Un universo in un granello di sabbia.

Autentico rompicapo per i primi musicisti occidentali che la avvicinarono, la musica indiana riflette tutta l'autorevolezza di una cultura millenaria e multietnica, che fagocita ed assimila le differenze più traumatiche tra le varie sottoculture che la compongono, restituendo un arcobaleno di sfumature e microcontrasti. Diversi tra i più illuminati musicisti occidentali hanno cercato di attingere a questo inesauribile patrimonio, basti pensare allo studio sulle microtonalità di John Coltrane, riprese da gran parte dei suoi discepoli, o dagli esperimenti del chitarrista John McLaughlin con il gruppo Shakti. Per non parlare di autori di musica contemporanea come Terry Riley o Steve Reich...

Di incontri musicali al vertice tra le due culture, la nostra e quella indiana, ne sono stati tentati parecchi, con alterni risultati. Questo che il tablista indiano Zakir Hussein ha inciso nel 1987 per la ECM, vede la partecipazione del suo compatriota Hariprasad Chaurasia al flauto, ed offre l'occasione di ascoltare due musicisti che raramente hanno collaborato assieme, John Mc Laughlin e Jan Garbarek, due stelle polari della fusione tra jazz e musiche etniche.

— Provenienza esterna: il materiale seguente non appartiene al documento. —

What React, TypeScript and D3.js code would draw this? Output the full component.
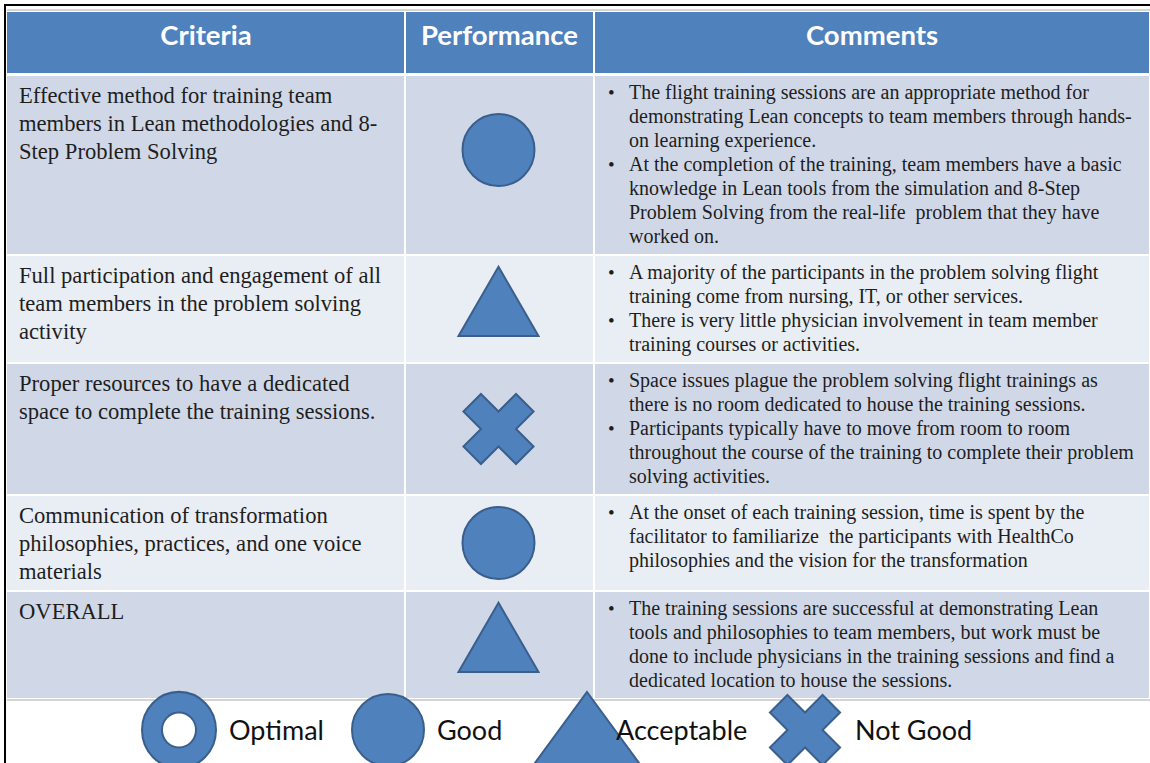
import React from 'react';
import * as d3 from 'd3';

const headers = ['Criteria', 'Performance', 'Comments'];

const criteria: string[][] = [
  ['Effective method for training team', 'members in Lean methodologies and 8-', 'Step Problem Solving'],
  ['Full participation and engagement of all', 'team members in the problem solving', 'activity'],
  ['Proper resources to have a dedicated', 'space to complete the training sessions.'],
  ['Communication of transformation', 'philosophies, practices, and one voice', 'materials'],
  ['OVERALL'],
];

const ratings = ['good', 'acceptable', 'notgood', 'good', 'acceptable'];

const comments: string[][][] = [
  [
    ['The flight training sessions are an appropriate method for', 'demonstrating Lean concepts to team members through hands-', 'on learning experience.'],
    ['At the completion of the training, team members have a basic', 'knowledge in Lean tools from the simulation and 8-Step', 'Problem Solving from the real-life  problem that they have', 'worked on.'],
  ],
  [
    ['A majority of the participants in the problem solving flight', 'training come from nursing, IT, or other services.'],
    ['There is very little physician involvement in team member', 'training courses or activities.'],
  ],
  [
    ['Space issues plague the problem solving flight trainings as', 'there is no room dedicated to house the training sessions.'],
    ['Participants typically have to move from room to room', 'throughout the course of the training to complete their problem', 'solving activities.'],
  ],
  [
    ['At the onset of each training session, time is spent by the', 'facilitator to familiarize  the participants with HealthCo', 'philosophies and the vision for the transformation'],
  ],
  [
    ['The training sessions are successful at demonstrating Lean', 'tools and philosophies to team members, but work must be', 'done to include physicians in the training sessions and find a', 'dedicated location to house the sessions.'],
  ],
];

const legendShapes = ['optimal', 'good', 'acceptable', 'notgood'];
const legendLabels = ['Optimal', 'Good', 'Acceptable', 'Not Good'];

const W = 1150;
const H = 763;
const BLUE = '#4f81bd';
const EDGE = '#3a5f8c';
const ROW_DARK = '#d0d8e8';
const ROW_LIGHT = '#e9edf4';
const SERIF = '"Liberation Serif", "Times New Roman", serif';
const SANS = 'Lato, "Open Sans", sans-serif';

const colEdges = [7, 405, 594, W];
const headTop = 12;
const headBottom = 73;
const commentLH = 24;
const criteriaLH = 28;

// the legend triangle is wider than the ones in the table
const wideTriangle = d3.line()([[0, -38], [66, 52], [-66, 52]]) + 'Z';

const shapePath = (kind: string, legend = false): string => {
  if (kind === 'good') return d3.symbol(d3.symbolCircle, Math.PI * 36 * 36)() as string;
  if (kind === 'acceptable') return legend ? wideTriangle : (d3.symbol(d3.symbolTriangle, 2771)() as string);
  if (kind === 'notgood') return d3.symbol(d3.symbolCross, 3075)() as string;
  return d3.arc()({innerRadius: 17, outerRadius: 37, startAngle: 0, endAngle: 2 * Math.PI} as any) as string;
};

const Shape = ({kind, x, y, legend}: {kind: string; x: number; y: number; legend?: boolean}) => (
  <path
    d={shapePath(kind, legend)}
    transform={`translate(${x},${y})${kind === 'notgood' ? ' rotate(45)' : ''}${kind === 'optimal' ? ' scale(1,1.03)' : ''}`}
    fill={BLUE}
    stroke={EDGE}
    strokeWidth={2}
  />
);

export default function App() {
  // row heights follow their content
  const heights = comments.map((c, i) => {
    const nComment = d3.sum(c, (b) => b.length);
    return Math.max(nComment * commentLH, criteria[i].length * criteriaLH) + 10;
  });
  const tops: number[] = [];
  let y = 76;
  heights.forEach((h) => {
    tops.push(y);
    y += h + 2;
  });
  const tableBottom = tops[tops.length - 1] + heights[heights.length - 1];

  const legendX = d3.scaleOrdinal<string, number>().domain(legendShapes).range([179, 388, 587, 805]);
  const legendGap: Record<string, number> = {optimal: 50, good: 49, acceptable: 29, notgood: 50};

  return (
    <svg width={W} height={H} style={{position: 'fixed', left: 0, top: 0, background: '#fff'}}>
      <line x1={5} y1={5} x2={W} y2={5} stroke="#000" strokeWidth={2} />
      <line x1={5} y1={4} x2={5} y2={H} stroke="#000" strokeWidth={2} />
      <line x1={7} y1={10} x2={W} y2={10} stroke="#c8c8c8" strokeWidth={1.5} />

      {headers.map((h, i) => (
        <g key={h}>
          <rect
            x={colEdges[i] + (i ? 1 : 0)}
            y={headTop}
            width={colEdges[i + 1] - colEdges[i] - (i ? 1 : 0) - 1}
            height={headBottom - headTop}
            fill={BLUE}
          />
          <text
            x={(colEdges[i] + colEdges[i + 1]) / 2}
            y={45}
            textAnchor="middle"
            fontFamily={SANS}
            fontWeight={700}
            fontSize={27.5}
            fill="#fff">
            {h}
          </text>
        </g>
      ))}

      {criteria.map((lines, r) => {
        const top = tops[r];
        const h = heights[r];
        const fill = r % 2 === 0 ? ROW_DARK : ROW_LIGHT;
        let ly = top + 23;
        const shapeY = Math.min(top + h / 2, top + 74) + (ratings[r] === 'acceptable' ? 4 : 0);
        return (
          <g key={r}>
            {[0, 1, 2].map((c) => (
              <rect
                key={c}
                x={colEdges[c] + (c ? 1 : 0)}
                y={top}
                width={colEdges[c + 1] - colEdges[c] - (c ? 1 : 0) - 1}
                height={h}
                fill={fill}
              />
            ))}
            {lines.map((l, k) => (
              <text key={k} x={19} y={top + 27 + k * criteriaLH} fontFamily={SERIF} fontSize={22.6} fill="#1e1e1e">
                {l}
              </text>
            ))}
            <Shape kind={ratings[r]} x={(colEdges[1] + colEdges[2]) / 2 - 1} y={shapeY} />
            {comments[r].map((bullet, b) => {
              const start = ly;
              ly += bullet.length * commentLH;
              return (
                <g key={b}>
                  <text x={608} y={start} fontFamily={SERIF} fontSize={19} fill="#1e1e1e">
                    •
                  </text>
                  {bullet.map((l, k) => (
                    <text
                      key={k}
                      x={629}
                      y={start + k * commentLH}
                      fontFamily={SERIF}
                      fontSize={20}
                      fill="#1e1e1e"
                      style={{whiteSpace: 'pre'}}>
                      {l}
                    </text>
                  ))}
                </g>
              );
            })}
          </g>
        );
      })}

      <line x1={7} y1={tableBottom + 2} x2={W} y2={tableBottom + 2} stroke="#d4d4d4" strokeWidth={2} />

      {legendShapes.map((s, i) => {
        const cx = legendX(s);
        return (
          <g key={s}>
            <Shape kind={s} x={cx} y={730} legend />
            <text x={cx + legendGap[s]} y={740} fontFamily={SANS} fontSize={27} fill="#111">
              {legendLabels[i]}
            </text>
          </g>
        );
      })}
    </svg>
  );
}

Il tabla è uno strumento a percussione tutt'altro che facile da suonare, richiede una ferrea coordinazione e una notevole mobilità delle dita. Zakir Hussain è probabilmente il maggior esperto di tabla a livello mondiale. E' figlio d'arte: suo padre è il musicista classico indiano Ustad Alla Rakha (tablista anch'egli). Vanta una pluridecennale esperienza sul palco, dal momento che calca le scene dall'età di dodici anni, ed una lunghissima lista di collaborazioni con musicisti provenienti dalle più diverse esperienze, da Pharoah Sanders a George Harrison, da Tito Puente a Bill Laswell.

"Making Music" è un esperimento riuscito di fusione tra oriente ed occidente. Il quartetto gioca con lo spazio tracciando amplissimi orizzonti sonori, lande di sconfinata pace punteggiate da passaggi percussivi di un virtuosismo pazzesco, dove le dita e le mani di Zakir sembrano moltiplicarsi in un infinito gioco di specchi.

All'ascoltatore distratto lavori di questo tipo possono apparire come un orizzonte piatto, levigato e carezzevole ma in fin dei conti poco avvincente. Non è il caso di questo disco, animato dai bellissimi interventi di un ispirato Garbarek, che calzano alla musica come un guanto (unica pecca: il sax mixato un po' troppo "avanti", ma più di un disco del norvegese soffre di questo difetto). Trascinato da tanta grazia, John McLaughlin abbandona la consueta, torrenziale (e spesso ahimè manieristica) eloquenza, e ci regala una manciata di assoli perfetti, che spaziano da cristallini arpeggi a momenti di incontenibile ritmicità.

Musica rilassante per lo spirito, ma che solletica senza posa la mente.